5. Malware Indicators & Cuckoo Sandbox Integration (Dynamic Analysis)

While this guide focuses on static analysis, it’s worth noting MobSF’s capability to identify common malware behaviors and integrate with Cuckoo Sandbox for dynamic analysis. This provides runtime insights into network traffic, file system changes, and API calls.

Leveraging MobSF for Advanced Automation

For large-scale assessments or CI/CD integration, MobSF offers a powerful REST API. This allows you to programmatically upload APKs, trigger scans, and retrieve reports, enabling seamless integration into automated security pipelines.

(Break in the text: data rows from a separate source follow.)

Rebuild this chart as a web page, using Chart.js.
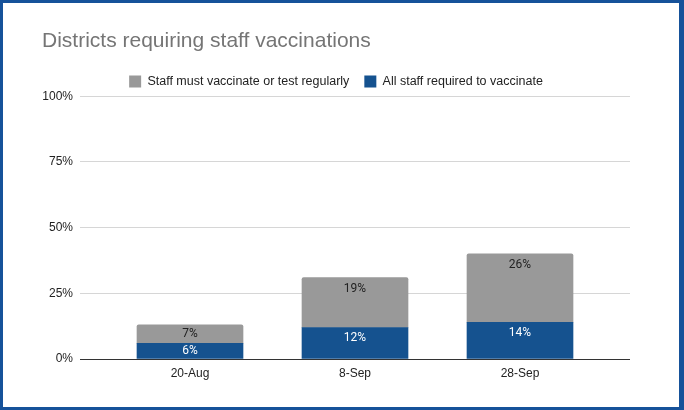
<!DOCTYPE html>
<html>
<head>
<meta charset="utf-8">
<script src="https://cdn.jsdelivr.net/npm/chart.js@4"></script>
<style>
html,body{margin:0;padding:0;background:#fff;}
#frame{width:676px;height:404px;border-style:solid;border-color:#16529a;border-width:3px 5px 3px 3px;background:#fff;}
canvas{display:block;}
</style>
</head>
<body>
<div id="frame"><canvas id="c" width="676" height="404"></canvas></div>
<script>
const categories = ["20-Aug", "8-Sep", "28-Sep"];
const allStaffRequired = [6, 12, 14];
const vaccinateOrTest = [7, 19, 26];
const yTicks = [0, 25, 50, 75, 100];
const seriesNames = ["All staff required to vaccinate", "Staff must vaccinate or test regularly"];

const FONT = "'Liberation Sans', Arial, sans-serif";

const labelPlugin = {
  id: 'segLabels',
  afterDatasetsDraw(chart) {
    const ctx = chart.ctx;
    ctx.save();
    ctx.font = "12px Roboto, 'Liberation Sans', sans-serif";
    ctx.textAlign = 'center';
    ctx.textBaseline = 'middle';
    chart.data.datasets.forEach((ds, di) => {
      const meta = chart.getDatasetMeta(di);
      meta.data.forEach((bar, i) => {
        const h = bar.base - bar.y;
        const cy = bar.y + Math.min(11, h / 2);
        ctx.fillStyle = di === 0 ? '#ffffff' : '#222222';
        ctx.fillText(ds.data[i].y + '%', bar.x, cy);
      });
    });
    ctx.restore();
  }
};

new Chart(document.getElementById('c'), {
  type: 'bar',
  data: {
    datasets: [
      {
        label: seriesNames[0],
        data: categories.map((c, i) => ({x: i, y: allStaffRequired[i]})),
        backgroundColor: '#15528f',
        barThickness: 106,
        borderRadius: 0
      },
      {
        label: seriesNames[1],
        data: categories.map((c, i) => ({x: i, y: vaccinateOrTest[i]})),
        backgroundColor: '#999999',
        barThickness: 106,
        borderRadius: {topLeft: 2, topRight: 2, bottomLeft: 0, bottomRight: 0},
        borderSkipped: false
      }
    ]
  },
  options: {
    responsive: false,
    animation: false,
    devicePixelRatio: 1,
    layout: {padding: {left: 39, right: 49, top: 0, bottom: 0}},
    plugins: {
      title: {
        display: true,
        text: 'Districts requiring staff vaccinations',
        align: 'start',
        color: '#757575',
        font: {family: FONT, size: 21, weight: 'normal'},
        padding: {top: 26, bottom: 6}
      },
      legend: {
        display: true,
        position: 'top',
        maxHeight: 36,
        labels: {
          color: '#222222',
          font: {family: FONT, size: 12.5},
          boxWidth: 12,
          boxHeight: 12,
          padding: 15,
          sort: (a, b) => b.datasetIndex - a.datasetIndex
        }
      },
      tooltip: {enabled: false}
    },
    scales: {
      x: {
        type: 'linear',
        min: -2/3,
        max: 8/3,
        offset: false,
        stacked: true,
        grid: {display: false, drawTicks: false},
        border: {display: false},
        afterBuildTicks: s => { s.ticks = categories.map((c, i) => ({value: i})); },
        afterFit: s => { s.height = 48; },
        ticks: {
          color: '#222222',
          font: {family: FONT, size: 12},
          padding: 7,
          autoSkip: false,
          maxRotation: 0,
          callback: v => categories[v]
        }
      },
      y: {
        stacked: true,
        min: 0,
        max: 100,
        afterBuildTicks: s => { s.ticks = yTicks.map(v => ({value: v})); },
        afterFit: s => { s.width = 38; },
        grid: {
          drawTicks: false,
          color: c => c.tick && c.tick.value === 0 ? '#333333' : '#d6d6d6',
          lineWidth: 1
        },
        border: {display: false},
        ticks: {
          color: '#222222',
          font: {family: FONT, size: 12},
          padding: 7,
          callback: v => v + '%'
        }
      }
    }
  },
  plugins: [labelPlugin]
});
</script>
</body>
</html>
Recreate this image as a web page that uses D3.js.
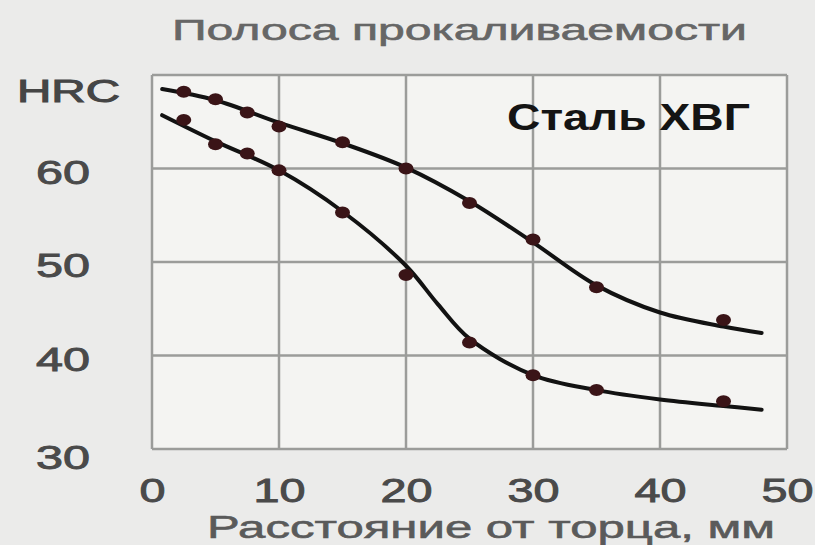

# Example using curl to upload an APK to MobSF API
curl -X POST -F "file=@/path/to/your/app.apk" http://127.0.0.1:8000/api/v1/upload
# Example to get scan results
curl -X POST -H "Authorization: Your_MobSF_API_Key" -d '{"hash":"your_file_hash"}' http://127.0.0.1:8000/api/v1/report

Refer to the official MobSF API documentation for detailed endpoints and authentication methods.

Best Practices for MobSF Usage

• Regular Updates: Keep your MobSF instance updated to benefit from the latest vulnerability checks and features.
• Contextual Review: Always review findings in context. A “high” severity finding might be a false positive in a specific scenario.
• Combine with Dynamic Analysis: For a complete security posture, complement static analysis with dynamic analysis (using MobSF’s built-in features or other tools).
• Focus on Critical Risks: Prioritize fixing critical and high-severity issues reported in the security score.

Conclusion

MobSF is an incredibly powerful and versatile framework for automated Android application security assessments. By mastering its static analysis capabilities, you can efficiently identify a wide array of vulnerabilities, from misconfigurations to hardcoded secrets and insecure API usage. Integrating MobSF into your security workflow can significantly enhance your ability to build and maintain secure Android applications, ensuring a robust defense against emerging threats.